Photocatalytic Reduction of CO2 Over IL-RGO/TiO2 and Bare P25 with H2O Vapor

The experiments on the photoreduction of CO2 were carried out using a Nicolet 6700 Fourier transform infrared (FTIR) spectrometer equipped with a Praying Mantis diffuse reflectance accessory (Harrick Sci. Corp., Model DRP-M-07) and a 316 stainless steel high temperature reaction chamber (Harrick Sci. Corp., Model HVC-DRP-4), a mercury cadmium telluride (MCT) detector and a KBr beam splitter. The chamber dome has two KBr windows and a quartz window. The quartz window was used for visual observation while the KBr windows were used to permit entry and exit of the infrared beam.

The IL-RGO/TiO2 or pristine Degussa P25 powders were placed in the sample compartment of the reaction chamber, and the dome was mounted and sealed with an O-ring. The reaction chamber has an inlet for introducing gas to the sample and an outlet for gas exhaust. The chamber was purged with N2 before introducing the CO2 and H2O vapor reactant gases. The H2O vapor was obtained by flowing N2 through an impinger containing distilled water. CO2 mixed with humidified N2 was introduced to the reaction chamber. Mass flow controllers (Omega Engineering, Inc.) were used to control the flow of CO2 and N2. The inlet mixing ratio of CO2 is 10% by volume. An IR spectrum was obtained after the CO2/humidified N2 mixture flowed over the photocatalyst, in order to check that CO2 and H2O vapor were absorbed to the surface of the catalyst. The inlet and outlet of the chamber were sealed, and subsequent spectra were taken in a batch mode of operation.
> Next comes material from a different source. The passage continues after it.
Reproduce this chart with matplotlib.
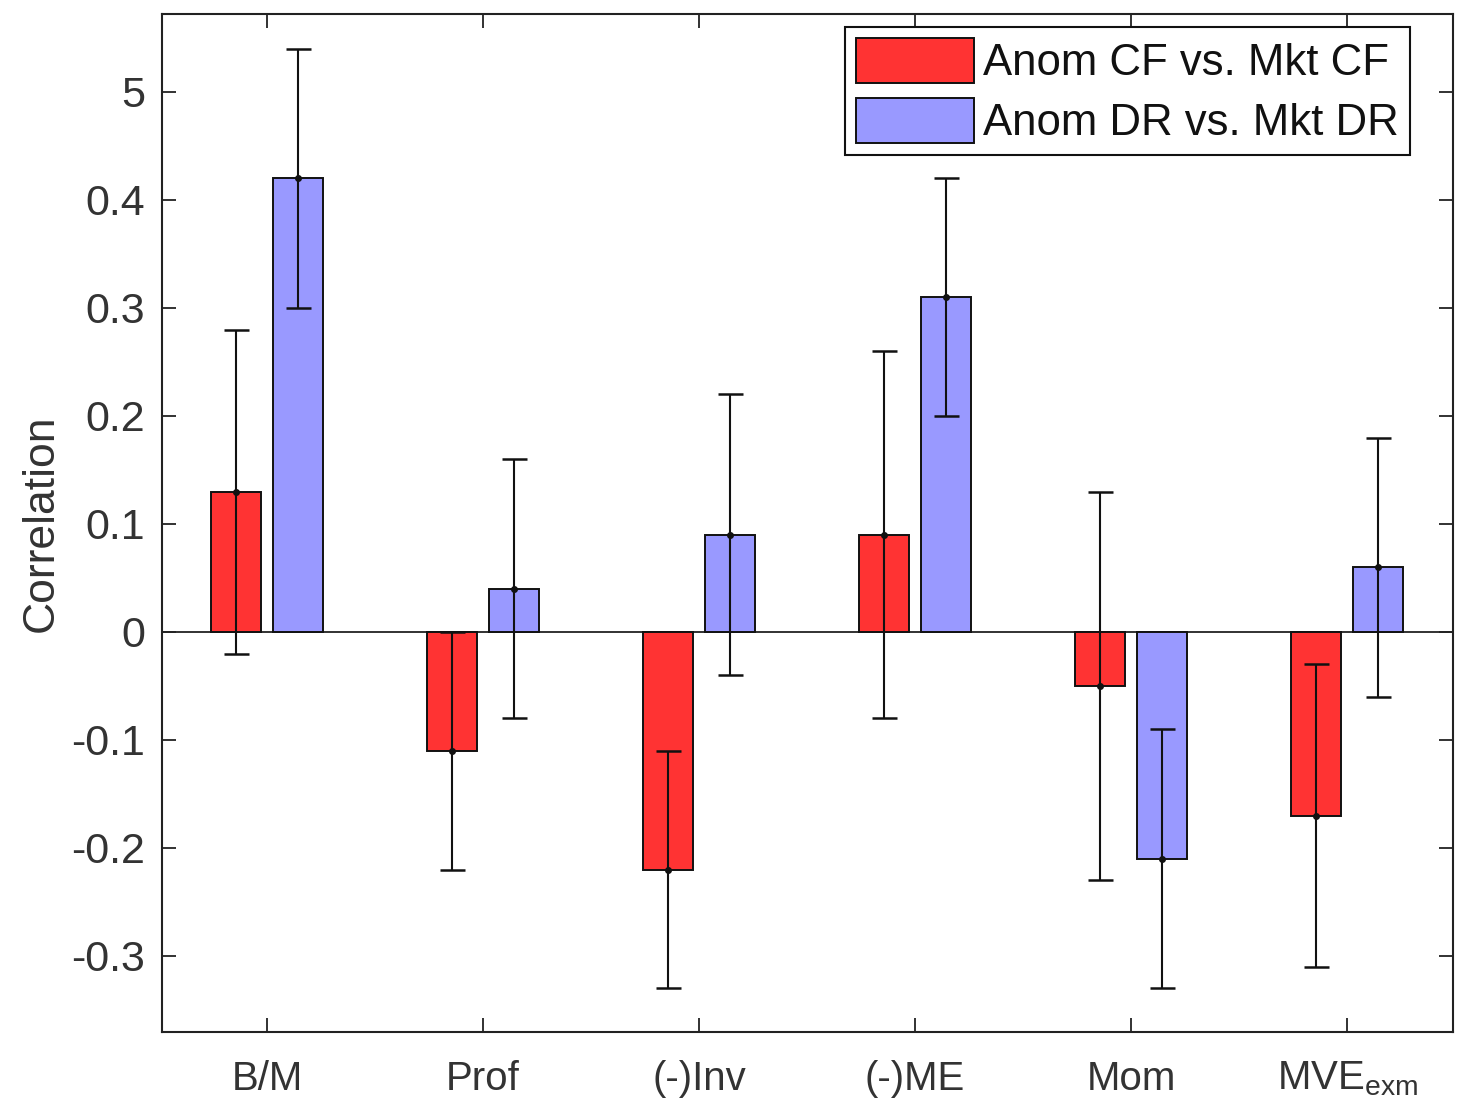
import matplotlib
matplotlib.use('Agg')
import matplotlib.pyplot as plt
import numpy as np

categories = ['B/M', 'Prof', '(-)Inv', '(-)ME', 'Mom', r'MVE$_{\mathregular{exm}}$']
cf_values = [0.13, -0.11, -0.22, 0.09, -0.05, -0.17]
cf_lower = [-0.02, -0.22, -0.33, -0.08, -0.23, -0.31]
cf_upper = [0.28, 0.00, -0.11, 0.26, 0.13, -0.03]
dr_values = [0.42, 0.04, 0.09, 0.31, -0.21, 0.06]
dr_lower = [0.30, -0.08, -0.04, 0.20, -0.33, -0.06]
dr_upper = [0.54, 0.16, 0.22, 0.42, -0.09, 0.18]
series_labels = ['Anom CF vs. Mkt CF', 'Anom DR vs. Mkt DR']
ytick_values = [-0.3, -0.2, -0.1, 0, 0.1, 0.2, 0.3, 0.4, 0.5]
ytick_labels = ['-0.3', '-0.2', '-0.1', '0', '0.1', '0.2', '0.3', '0.4', '5']

plt.rcParams['font.family'] = ['Liberation Sans', 'DejaVu Sans']
plt.rcParams['mathtext.fontset'] = 'custom'
plt.rcParams['mathtext.rm'] = 'Liberation Sans'

fig = plt.figure(figsize=(14.6, 11.16), dpi=100)
ax = fig.add_axes([162/1460, 1 - 1032/1116, (1453-162)/1460, (1032-14)/1116])

x = np.arange(1, len(categories) + 1)
off = 0.1435
w = 0.231
red = '#FF3333'
blue = '#9999FF'

ax.axhline(0, color='#222222', lw=1.3, zorder=1)
ax.bar(x - off, cf_values, w, color=red, edgecolor='#111111', lw=1.4, label=series_labels[0], zorder=2)
ax.bar(x + off, dr_values, w, color=blue, edgecolor='#111111', lw=1.4, label=series_labels[1], zorder=2)

cf_v = np.array(cf_values); dr_v = np.array(dr_values)
cf_err = [cf_v - np.array(cf_lower), np.array(cf_upper) - cf_v]
dr_err = [dr_v - np.array(dr_lower), np.array(dr_upper) - dr_v]
for xs, v, e in [(x - off, cf_v, cf_err), (x + off, dr_v, dr_err)]:
    ax.errorbar(xs, v, yerr=e, fmt='.', color='#111111', ms=8, elinewidth=1.5,
                capsize=9, capthick=1.8, zorder=3)

ax.set_xlim(0.514, 6.49)
ax.set_ylim(-0.3704, 0.5722)
ax.set_xticks(x)
ax.set_xticklabels(categories)
ax.set_yticks(ytick_values)
ax.set_yticklabels(ytick_labels)
ax.tick_params(direction='in', length=10, width=1.3, top=True, right=True,
               colors='#222222', labelcolor='#333333')
ax.tick_params(axis='x', labelsize=29, pad=20)
ax.tick_params(axis='y', labelsize=31, pad=12)
for s in ax.spines.values():
    s.set_linewidth(1.5)
    s.set_color('#222222')
ax.set_ylabel('Correlation', fontsize=32, color='#333333', labelpad=7)

leg = ax.legend(loc='upper right', bbox_to_anchor=(0.9667, 0.9872), borderaxespad=0,
                fontsize=31.5, fancybox=False, edgecolor='#111111', framealpha=1,
                handlelength=2.7, handleheight=1.2, handletextpad=0.22,
                labelspacing=0.31, borderpad=0.25)
leg.get_frame().set_linewidth(1.5)
for t in leg.get_texts():
    t.set_color('#111111')

fig.savefig('out.png', dpi=100)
A series of background experiments were conducted in order to characterize the system and to ensure the absence of product formation, even in the presence of the catalytic surface. The sample with CO2 and humidified N2 was kept in the dark for 30 minutes. IR spectra were obtained during the 30 minutes dark period to examine whether products formed in the absence of light. In addition, a background experiment with the catalyst and humidified N2 but without CO2 was performed under UV-Visible light irradiation in order to determine whether there was product formation in the absence of CO2. After performing the background experiments, the catalyst (IL-RGO/TiO2 or P25) was placed in the chamber with CO2 and humidified N2. UV-Visible light, produced from a deuterium-halogen light source (Ocean Optics DH-2000-BAL, wavelength=210-1500 nm), was used to activate the catalyst. An optical fiber cable was used to introduce the light to the sample surface through the quartz window of the chamber. Several IR spectra at different irradiation times were acquired over a total irradiation time of 60 minutes. Each spectrum was acquired using 4 cm−1 resolution and 32 scans.
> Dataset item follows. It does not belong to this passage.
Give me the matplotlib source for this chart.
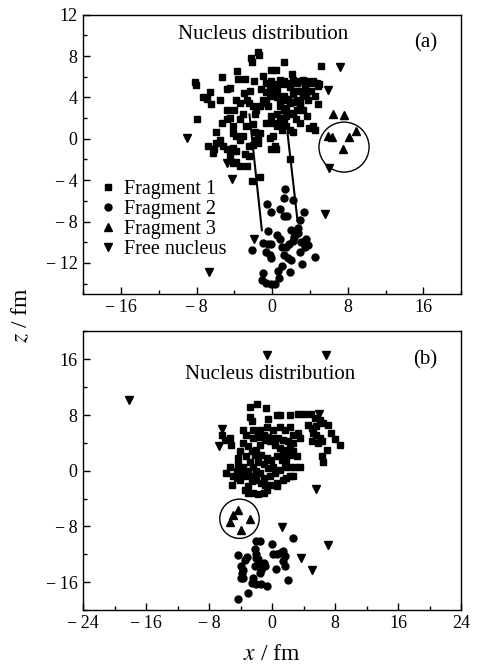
import matplotlib
matplotlib.use("Agg")
import matplotlib.pyplot as plt
from matplotlib.patches import Ellipse
from matplotlib.ticker import FixedLocator, MultipleLocator

plt.rcParams['font.family'] = ['Liberation Serif', 'DejaVu Serif']
plt.rcParams['mathtext.fontset'] = 'stix'

# ---- panel (a) data (x, z) in fm ----
a_frag1 = [(-2.2, 7.8), (-1.5, 8.4), (-1.4, 8.1), (-2.1, 7.4), (1.3, 7.4), (-0.1, 6.7), (0.4, 6.7),
           (2.15, 6.3), (5.2, 7.0), (-3.7, 6.6), (-5.3, 6.0), (-3.6, 5.8), (-2.9, 5.8), (-1.9, 5.6),
           (-1.0, 6.1), (-8.2, 5.5), (-8.1, 5.2), (-6.6, 4.5), (-7.3, 4.0), (-6.9, 3.9), (-6.5, 3.4),
           (-8.0, 1.9), (-5.9, 0.7), (-5.5, 3.8), (-4.8, 4.8), (-4.5, 4.9), (-3.8, 3.8), (-3.4, 3.5),
           (-4.0, 2.8), (-4.8, 2.8), (-4.5, 2.0), (-4.8, 1.9), (-4.1, 1.2), (-3.4, 1.9), (-3.1, 2.4),
           (-2.7, 3.8), (-2.5, 3.5), (-2.0, 3.2), (-1.7, 2.8), (-1.8, 2.4), (-2.8, 1.2), (-2.0, 1.4),
           (-1.8, 0.7), (-4.1, 0.6), (-3.8, 0.3), (-3.4, -0.1), (-3.1, 0.3), (-5.9, -0.4), (-5.5, -0.1),
           (-6.2, -1.0), (-6.8, -0.7), (-6.3, -1.4), (-5.2, -0.7), (-4.8, -1.0), (-4.5, -1.4), (-4.1, -0.9),
           (-3.8, -1.2), (-4.5, -2.0), (-4.1, -2.3), (-3.8, -2.2), (-3.4, -2.6), (-2.7, -2.6), (-2.5, -0.7),
           (-2.0, -0.6), (-1.5, -0.4), (-1.8, -0.1), (-1.5, 0.2), (-1.3, 0.6), (-2.15, -4.1), (-1.27, -3.7),
           (-0.6, 5.4), (-0.25, 5.1), (-0.1, 5.6), (0.5, 5.3), (0.8, 5.7), (1.2, 5.6), (1.3, 5.3),
           (1.7, 5.4), (1.9, 5.0), (2.2, 5.7), (2.6, 5.4), (2.9, 5.6), (3.3, 5.7), (3.5, 5.4), (3.6, 5.6),
           (4.0, 5.4), (4.3, 5.6), (4.7, 5.4), (4.9, 5.1), (5.0, 5.3), (4.1, 4.6), (4.5, 4.1), (4.3, 1.2),
           (4.5, 0.9), (4.9, 3.4), (-0.6, 4.5), (-0.25, 4.1), (0.1, 4.3), (0.5, 4.0), (0.8, 3.8),
           (1.2, 4.1), (1.5, 3.8), (1.9, 3.5), (2.2, 3.6), (2.6, 3.8), (2.9, 3.5), (3.3, 4.1), (3.6, 4.3),
           (3.8, 3.8), (-1.0, 3.8), (-0.6, 3.5), (-0.4, 3.2), (-1.3, 3.2), (-0.1, 2.2), (0.5, 2.4),
           (0.8, 2.0), (1.2, 1.9), (1.5, 2.2), (1.9, 2.4), (2.2, 2.5), (2.6, 2.8), (2.9, 3.2), (3.3, 2.8),
           (0.1, 1.5), (-0.6, 1.5), (0.5, 1.2), (0.8, 1.4), (1.5, 1.2), (1.9, 0.9), (2.2, 0.7), (2.9, 1.5),
           (0.1, 0.3), (-0.25, 0.1), (0.3, -0.7), (-0.1, -1.0), (0.4, -1.0), (1.9, -2.0), (1.7, 3.9),
           (2.2, 4.3), (3.1, 4.6), (3.5, 4.9), (2.6, 4.6), (1.2, 2.8), (0.8, 3.2), (1.5, 3.0), (0.1, 4.9),
           (0.5, 4.6), (-3.0, 4.4), (-2.3, 4.6), (-1.2, 4.8), (-5.3, 1.5), (-2.9, -1.5), (-2.4, -1.7),
           (3.7, 2.2), (3.9, 1.0), (2.5, 1.9), (1.0, 0.9)]
a_frag2 = [(1.4, -4.9), (1.2, -5.7), (2.2, -5.9), (-0.5, -6.3), (0.8, -6.8), (-0.1, -7.1), (1.2, -7.5),
           (1.6, -7.5), (3.4, -7.1), (2.9, -7.9), (2.7, -8.6), (2.0, -8.8), (-0.4, -8.9), (0.5, -9.3),
           (2.7, -9.1), (2.3, -9.5), (2.2, -9.9), (1.8, -10.2), (3.6, -9.7), (3.1, -10.0), (3.8, -10.3),
           (3.5, -10.5), (2.9, -10.9), (0.8, -9.7), (1.0, -10.5), (1.5, -10.5), (1.3, -11.2), (1.7, -11.5),
           (2.0, -11.7), (-1.0, -10.1), (-0.4, -10.2), (-0.1, -10.2), (-0.6, -10.9), (-0.25, -11.2),
           (-0.1, -11.5), (-2.1, -10.8), (4.5, -11.4), (3.2, -12.1), (1.0, -12.3), (0.6, -12.8),
           (1.9, -12.9), (-1.0, -13.0), (-1.1, -13.7), (-0.6, -13.9), (-0.1, -14.0), (0.3, -14.0),
           (0.7, -13.5)]
a_frag3 = [(6.4, 2.4), (7.6, 2.35), (5.9, 0.26), (6.3, 0.16), (8.15, 0.2), (8.9, 0.75), (7.45, -1.0)]
a_free = [(-9.0, 0.1), (7.2, 6.9), (5.9, 4.7), (6.0, -2.8), (5.6, -7.3), (-4.3, -3.9), (-4.8, -2.3),
          (-6.7, -12.9), (-1.9, -9.7)]
a_lines = [[(-2.4, 2.35), (-1.09, -8.85)], [(1.62, 0.58), (2.68, -7.9)]]
a_circle = (7.6, -0.8, 5.3, 4.84)  # centre x, z, width, height

# ---- panel (b) data ----
b_frag1 = [(-1.9, 9.6), (-2.8, 9.1), (-0.8, 9.0), (0.55, 8.0), (1.0, 8.0), (-0.5, 7.4), (-2.8, 7.7),
           (-2.6, 7.1), (2.2, 8.0), (3.3, 8.1), (4.1, 8.1), (4.9, 8.1), (5.4, 7.5), (6.1, 7.3), (6.5, 6.8),
           (7.1, 6.5), (7.5, 5.4), (8.0, 4.5), (8.6, 3.7), (4.6, 6.6), (5.0, 6.1), (5.6, 6.4), (5.2, 5.4),
           (5.6, 5.2), (6.1, 4.7), (5.0, 4.2), (5.8, 4.0), (6.3, 4.2), (6.9, 3.0), (6.3, 2.05), (6.4, 1.3),
           (-6.4, 5.2), (-6.0, 4.4), (-5.4, 4.7), (-5.2, 3.7), (-5.4, 0.6), (-5.8, -0.4), (-5.0, -0.8),
           (-5.1, -2.0), (-4.3, 0.9), (-4.5, -0.1), (-4.1, -1.3), (-3.5, -2.7), (-3.05, -2.2),
           (-3.05, -3.2), (-2.4, -3.2), (-1.8, -3.4), (-1.1, -3.2), (-0.7, -2.7), (-0.9, -2.0),
           (-0.3, -2.1), (0.55, -2.2), (0.55, -1.8), (1.4, -1.3), (1.8, -1.05), (2.2, -0.8), (2.7, -0.8),
           (2.9, 0.6), (3.5, 0.6), (3.1, 2.05), (2.7, 2.8), (-3.7, 5.9), (-3.3, 5.2), (-2.4, 5.9),
           (-1.6, 5.9), (-0.7, 6.35), (0.1, 5.9), (1.0, 6.35), (1.6, 5.9), (2.2, 6.35), (2.7, 5.2),
           (3.3, 5.4), (3.5, 4.7), (2.7, 4.0), (2.2, 3.5),
           (-3.7, 4.0), (-3.05, 3.5), (-2.6, 2.8), (-2.2, 2.3), (-3.3, 2.05), (-2.8, 1.3), (-2.4, 0.6),
           (-2.0, -0.1), (-3.7, 0.6), (-3.05, -0.1), (-2.4, -0.8), (-1.6, -0.3), (-1.1, -1.05),
           (-0.3, -0.8), (0.3, -0.3), (1.0, 0.15), (1.6, 0.6), (1.8, 1.6), (1.4, 2.5), (1.0, 3.25),
           (0.3, 3.7), (-0.3, 4.2), (-0.9, 4.4), (-1.6, 3.7), (-2.0, 3.0), (-1.4, 2.3), (-0.7, 1.8),
           (-0.1, 1.6), (0.55, 2.05), (1.2, 1.6), (0.1, 0.6), (-0.5, 0.4), (-1.1, 0.9), (-1.8, 1.3),
           (-2.4, 4.7), (-1.8, 4.9), (-1.1, 5.2), (-0.5, 4.9), (0.1, 4.7), (0.8, 4.7), (1.4, 4.4),
           (2.0, 4.2), (1.8, 3.0), (2.2, 2.3), (2.2, 0.6), (-3.3, -0.8), (-2.6, -1.5), (-2.0, -1.3),
           (-1.4, -1.8), (-4.1, 2.8), (-4.3, 1.8), (-3.9, -0.3), (-4.5, -1.05)]
b_frag2 = [(-2.0, -10.1), (-1.6, -10.1), (0.04, -10.5), (2.7, -9.7), (-4.3, -12.1), (-3.25, -12.4),
           (-3.5, -12.8), (-2.2, -11.3), (-2.0, -12.0), (-2.0, -12.5), (-1.8, -12.7), (-3.9, -13.7),
           (-3.7, -14.2), (-3.8, -14.7), (-4.0, -15.4), (-3.7, -15.4), (-2.2, -13.7), (-1.8, -13.5),
           (-1.1, -13.2), (-0.9, -13.7), (-1.4, -14.2), (-1.6, -14.7), (-2.4, -15.4), (-2.6, -16.1),
           (-2.0, -16.3), (-1.4, -16.3), (-0.7, -16.6), (-3.05, -17.5), (-4.3, -18.5), (0.5, -14.1),
           (0.1, -12.0), (0.55, -12.0), (1.0, -11.8), (1.4, -11.6), (1.6, -12.3), (1.4, -13.0),
           (1.6, -13.7), (2.0, -15.7)]
b_frag3 = [(-4.4, -5.6), (-4.96, -6.3), (-5.4, -7.3), (-2.8, -6.9), (-4.0, -8.45)]
b_free = [(-0.7, 16.6), (6.8, 16.6), (-18.2, 10.2), (5.9, 8.2), (-6.4, 6.0), (-6.7, 3.5), (5.6, -2.6),
          (1.2, -8.1), (7.1, -10.7), (3.6, -12.6), (5.0, -14.2)]
b_circle = (-4.15, -6.9, 5.0, 5.64)

labels = ["Fragment 1", "Fragment 2", "Fragment 3", "Free nucleus"]
markers = ["s", "o", "^", "v"]
msizes = [4.8, 5.0, 5.5, 5.5]


def fmt(v):
    return ("\u2212\u2009%d" % abs(v)) if v < 0 else "%d" % v


def style_axes(ax, xt, yt, xminor, yminor):
    ax.xaxis.set_major_locator(FixedLocator(xt))
    ax.set_xticklabels([fmt(v) for v in xt])
    ax.yaxis.set_major_locator(FixedLocator(yt))
    ax.set_yticklabels([fmt(v) for v in yt])
    ax.xaxis.set_minor_locator(MultipleLocator(xminor))
    ax.yaxis.set_minor_locator(MultipleLocator(yminor))
    ax.tick_params(which="both", direction="in", top=False, right=False, labelsize=13, pad=4)
    ax.tick_params(which="major", length=5, width=1)
    ax.tick_params(which="minor", length=3, width=1)
    for s in ax.spines.values():
        s.set_linewidth(1.0)


def draw_points(ax, groups):
    for pts, m, ms, lab in zip(groups, markers, msizes, labels):
        xs = [p[0] for p in pts]
        zs = [p[1] for p in pts]
        ax.plot(xs, zs, linestyle="none", marker=m, markersize=ms, color="black", label=lab)


fig = plt.figure(figsize=(4.83, 6.71), dpi=100)
axa = fig.add_axes([0.172, 0.562, 0.783, 0.416])
axb = fig.add_axes([0.172, 0.091, 0.783, 0.415])

# panel (a)
draw_points(axa, [a_frag1, a_frag2, a_frag3, a_free])
for seg in a_lines:
    axa.plot([seg[0][0], seg[1][0]], [seg[0][1], seg[1][1]], color="black", lw=1.5)
axa.add_patch(Ellipse(a_circle[:2], a_circle[2], a_circle[3], fill=False, ec="black", lw=1.0))
axa.set_xlim(-20, 20)
axa.set_ylim(-15, 12)
style_axes(axa, [-16, -8, 0, 8, 16], [-12, -8, -4, 0, 4, 8, 12], 4, 2)
axa.text(-1, 10.1, "Nucleus distribution", ha="center", va="center", fontsize=15)
axa.text(16.2, 9.3, "(a)", ha="center", va="center", fontsize=15)
axa.legend(loc="upper left", bbox_to_anchor=(0.045, 0.41), frameon=False, fontsize=14.5,
           handlelength=0.8, handletextpad=0.4, labelspacing=0.05, borderpad=0, borderaxespad=0)

# panel (b)
draw_points(axb, [b_frag1, b_frag2, b_frag3, b_free])
axb.add_patch(Ellipse(b_circle[:2], b_circle[2], b_circle[3], fill=False, ec="black", lw=1.0))
axb.set_xlim(-24, 24)
axb.set_ylim(-20, 20)
style_axes(axb, [-24, -16, -8, 0, 8, 16, 24], [-16, -8, 0, 8, 16], 4, 4)
axb.text(-0.3, 13.75, "Nucleus distribution", ha="center", va="center", fontsize=15)
axb.text(19.4, 15.9, "(b)", ha="center", va="center", fontsize=15)

fig.text(0.045, 0.53, "$z$ / fm", rotation=90, ha="center", va="center", fontsize=17)
fig.text(0.563, 0.024, "$x$ / fm", ha="center", va="center", fontsize=17)

fig.savefig("out.png", dpi=100)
To attempt to quantify the amount of product formed, standard samples of product (diluted by N2) were admitted to the DRIFTS reaction cell to generate a calibration curve. The gas was allowed to equilibrate with the surface, a spectrum was obtained, and the surface was subsequently purged with N2 in between each admission of product. Spectra were acquired during the N2 purge to ensure that the product was completely desorbed from the surface and removed from the chamber. A surface adsorbed product calibration curve was generated and used to attempt to quantify the amount of product formed during the CO2 photoreduction experiment over IL-RGO/TiO2.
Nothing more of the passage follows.